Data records

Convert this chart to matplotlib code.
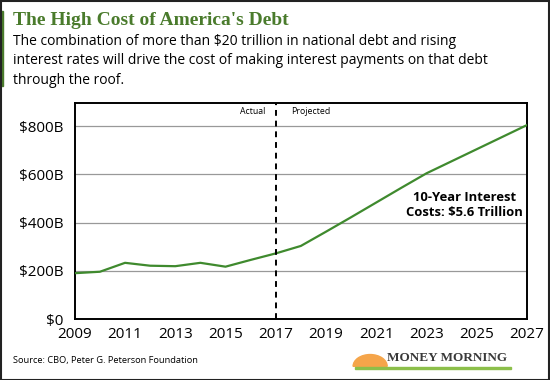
import matplotlib.pyplot as plt
from matplotlib.patches import Wedge, Rectangle

years = [2009, 2010, 2011, 2012, 2013, 2014, 2015, 2016, 2017, 2018,
         2019, 2020, 2021, 2022, 2023, 2024, 2025, 2026, 2027]
interest = [190, 196, 233, 221, 219, 233, 217, 245, 272, 303,
            362, 422, 483, 544, 604, 654, 704, 754, 804]
yticks = [0, 200, 400, 600, 800]
ytick_labels = ['$0', '$200B', '$400B', '$600B', '$800B']
xticks = list(range(2009, 2028, 2))

green = '#4a7b2c'
sans = ['Open Sans', 'DejaVu Sans']
serif = ['Liberation Serif', 'DejaVu Serif']

fig = plt.figure(figsize=(5.5, 3.8), dpi=100)
ax = fig.add_axes([0.136, 0.1605, 0.822, 0.568])

ax.plot(years, interest, color='#3f8a2e', lw=1.6, zorder=3)
ax.axvline(2017, color='black', lw=1.4, ls=(0, (3, 2.5)), zorder=4)

ax.set_xlim(2009, 2027)
ax.set_ylim(0, 895)
ax.set_yticks(yticks)
ax.set_yticklabels(ytick_labels)
ax.set_xticks(xticks)
ax.grid(axis='y', color='#999999', lw=0.9)
ax.tick_params(axis='y', length=0, labelsize=11, pad=8)
ax.tick_params(axis='x', length=0, labelsize=11, pad=6)
for lab in ax.get_xticklabels() + ax.get_yticklabels():
    lab.set_family(sans)
for s in ax.spines.values():
    s.set_linewidth(1.4)

ax.text(2016.6, 880, 'Actual', ha='right', va='top', fontsize=6.3, family=sans)
ax.text(2017.6, 880, 'Projected', ha='left', va='top', fontsize=6.3, family=sans)
ax.text(2024.5, 472, '10-Year Interest\nCosts: $5.6 Trillion', ha='center', va='center',
        fontsize=9.4, fontweight='bold', family=sans, linespacing=1.25)

# header
fig.text(0.024, 0.945, "The High Cost of America's Debt", fontsize=14, fontweight='bold',
         color=green, family=serif, va='center')
fig.text(0.024, 0.84, 'The combination of more than $20 trillion in national debt and rising\n'
         'interest rates will drive the cost of making interest payments on that debt\n'
         'through the roof.', fontsize=10, family=sans, va='center', linespacing=1.4)
fig.patches.append(Rectangle((0, 0.775), 0.006, 0.195, transform=fig.transFigure,
                             color=green))

# footer
fig.text(0.024, 0.052, 'Source: CBO, Peter G. Peterson Foundation', fontsize=6.7,
         family=sans, va='center')
fig.patches.append(Wedge((0.673, 0.036), 0.031, 0, 180, transform=fig.transFigure,
                         color='#f5a54a'))
fig.text(0.703, 0.057, 'MONEY MORNING', fontsize=9.5, fontweight='bold', color='#3a3a3a',
         family=serif, va='center')
fig.patches.append(Rectangle((0.645, 0.03), 0.285, 0.005, transform=fig.transFigure,
                             color='#8cbf4a'))
fig.patches.append(Rectangle((0.001, 0.001), 0.997, 0.997, transform=fig.transFigure,
                             fill=False, ec='#222222', lw=1.5))

fig.savefig('out.png', dpi=100)
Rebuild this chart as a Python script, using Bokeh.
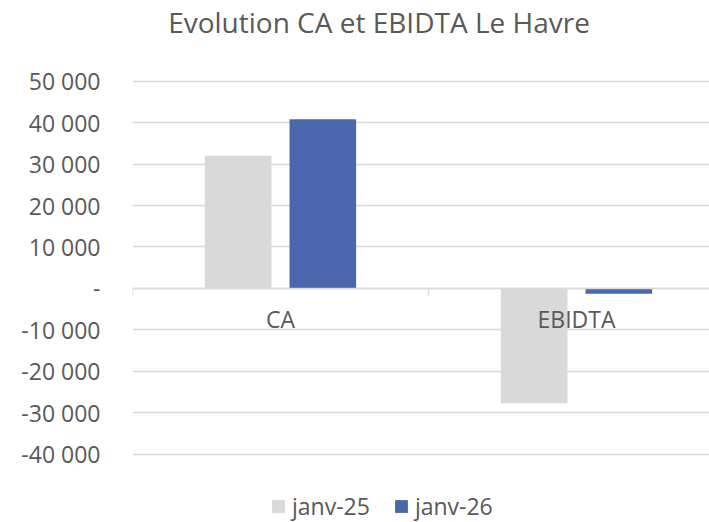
from bokeh.plotting import figure
from bokeh.models import (Range1d, FixedTicker, ColumnDataSource, Span,
                          Legend, LegendItem, Label)
from bokeh.core.properties import value
from bokeh.embed import file_html
from bokeh.resources import INLINE

# ---- data ----
categories = ["CA", "EBIDTA"]
janv25 = [32000, -27700]
janv26 = [40800, -1300]
series_names = ["janv-25", "janv-26"]
y_ticks = [-40000, -30000, -20000, -10000, 0, 10000, 20000, 30000, 40000, 50000]
y_tick_labels = ["-40 000", "-30 000", "-20 000", "-10 000", "-",
                 "10 000", "20 000", "30 000", "40 000", "50 000"]
title_text = "Evolution CA et EBIDTA Le Havre"

# ---- layout / style ----
W, H = 709, 522
LEFT = 132                 # frame left edge (px)
AX_TOP_PX, AX_BOT_PX = 80.7, 453.7   # pixel rows of the axis max / min
AX_MIN, AX_MAX = y_ticks[0], y_ticks[-1]
CAT_PX = 296               # width of one category (px)
FONT = "Open Sans"
TXT = "#595959"
GRID = "#d9d9d9"
C25 = "#d9d9d9"
C26 = "#4a66ac"
BAR_W = 0.225
OFF = 0.143

per_px = (AX_MAX - AX_MIN) / (AX_BOT_PX - AX_TOP_PX)
y_start = AX_MIN - (H - AX_BOT_PX) * per_px
y_end = AX_MAX + AX_TOP_PX * per_px

n = len(categories)
centers = [i + 0.5 for i in range(n)]
bounds = [float(i) for i in range(n + 1)]

src = ColumnDataSource(dict(
    x25=[c - OFF for c in centers],
    x26=[c + OFF for c in centers],
    v25=janv25,
    v26=janv26,
))
cat_src = ColumnDataSource(dict(x=centers, y=[0] * n, t=categories))
tick_src = ColumnDataSource(dict(x=bounds, y=[0] * len(bounds)))

p = figure(width=W, height=H, output_backend="svg", toolbar_location=None,
           x_range=Range1d(0, (W - LEFT) / CAT_PX), y_range=Range1d(y_start, y_end),
           x_axis_location=None, min_border_left=LEFT, min_border_right=0,
           min_border_top=0, min_border_bottom=0)
p.outline_line_color = None
p.background_fill_color = "white"
p.border_fill_color = "white"

# y axis
ya = p.yaxis[0]
ya.ticker = FixedTicker(ticks=y_ticks)
ya.major_label_overrides = dict(zip(y_ticks, y_tick_labels))
ya.major_label_text_font = FONT
ya.major_label_text_font_size = "23px"
ya.major_label_text_color = TXT
ya.major_tick_line_color = None
ya.major_tick_in = 0
ya.major_tick_out = 0
ya.minor_tick_line_color = None
ya.axis_line_color = None
ya.major_label_standoff = 32

p.xgrid.grid_line_color = None
p.ygrid.ticker = FixedTicker(ticks=y_ticks)
p.ygrid.grid_line_color = GRID
p.ygrid.grid_line_width = 1.5

# category axis line at zero with boundary ticks
p.add_layout(Span(location=0, dimension="width", line_color=GRID, line_width=1.5))
p.ray(x="x", y="y", length=7, length_units="screen", angle=-90, angle_units="deg",
      line_color=GRID, line_width=1.5, source=tick_src)

r25 = p.vbar(x="x25", top="v25", bottom=0, width=BAR_W, source=src,
             fill_color=C25, line_color=None)
r26 = p.vbar(x="x26", top="v26", bottom=0, width=BAR_W, source=src,
             fill_color=C26, line_color=None)

# category labels (drawn over the bars)
p.text(x="x", y="y", text="t", source=cat_src, y_offset=31,
       text_align="center", text_baseline="middle",
       text_font=value(FONT), text_font_size="23px", text_color=TXT)

# title
p.add_layout(Label(x=246.5, y=H - 21, x_units="screen", y_units="screen",
                   text=title_text, text_align="center", text_baseline="middle",
                   text_font=FONT, text_font_size="28px", text_color=TXT))

legend = Legend(items=[LegendItem(label=series_names[0], renderers=[r25]),
                       LegendItem(label=series_names[1], renderers=[r26])],
                location=(138, 0), orientation="horizontal",
                glyph_width=16, glyph_height=16, label_standoff=6, spacing=23,
                padding=0, margin=0,
                label_text_font=FONT, label_text_font_size="23px",
                label_text_color=TXT,
                background_fill_alpha=0, border_line_color=None)
p.add_layout(legend, "center")

open("out.html", "w").write(file_html(p, INLINE))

Problem to solve: Set down, word for word, the lines from the one holding "Rebuild this chart" through the one holding "from bokeh.resources import INLINE". Skip the pictures.

The reply:
Rebuild this chart as a Python script, using Bokeh.
from bokeh.plotting import figure
from bokeh.models import (Range1d, FixedTicker, ColumnDataSource, Span,
                          Legend, LegendItem, Label)
from bokeh.core.properties import value
from bokeh.embed import file_html
from bokeh.resources import INLINE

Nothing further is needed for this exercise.